The other was a claimant who had suffered a head injury in a road traffic accident. He had issued proceedings on his own for a significant sum but had failed to serve a medical report or a schedule of loss. He too had incurred a number of costs orders for failing to comply with the defendant’s solicitors’ requests for evidence and only came to us two years into proceedings after his claim had been struck out twice and he was facing another Unless Order.
Litigating in person can be a false economy. Although these two litigants had avoided having to pay fees to their own solicitor, which, in the case of a claimant, are recoverable at the end of the day, they ended up having to pay large sums of money to the other party for avoidable procedural errors.
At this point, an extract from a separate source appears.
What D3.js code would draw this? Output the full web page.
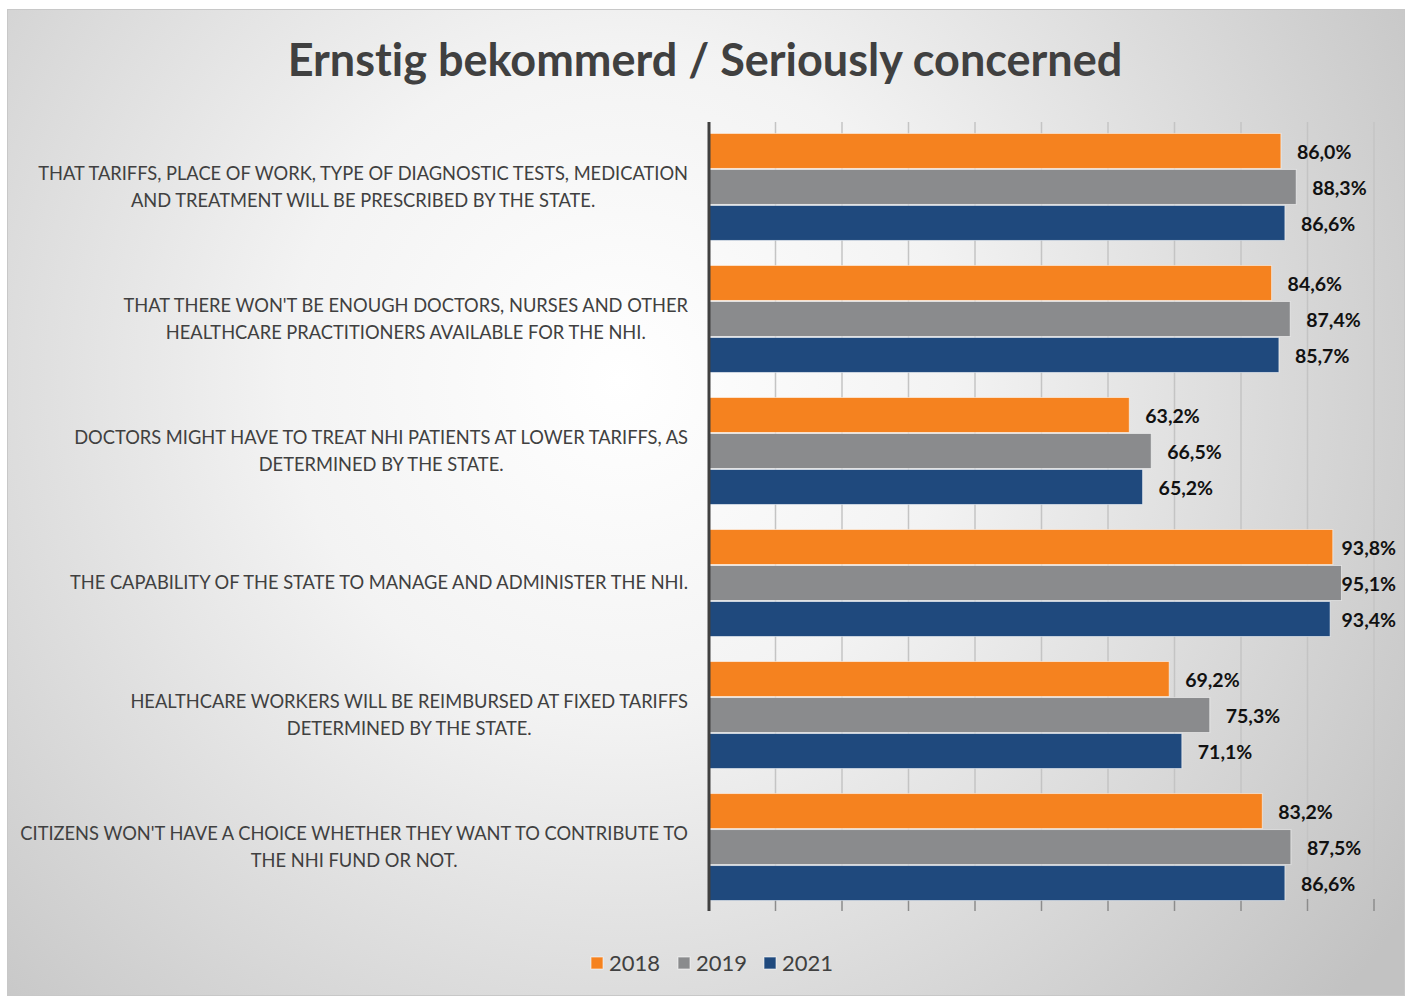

Additional dangers lurk between proper representation and no representation with the rise of some McKenzie Friends who offer lay representation at a reduced fee. These are sometimes former solicitors who have been struck off - which raises ethical concerns - and their service usually comes without professional indemnity insurance in the event that the McKenzie Friends’ assistance goes wrong.
The stress of conducting their own litigation, making expensive errors and not fully understanding the process can be avoided. The Penningtons Manches personal injury team has helped a number of clients who have got into trouble handling their own litigation and we always recommend that a good lawyer is instructed from the outset.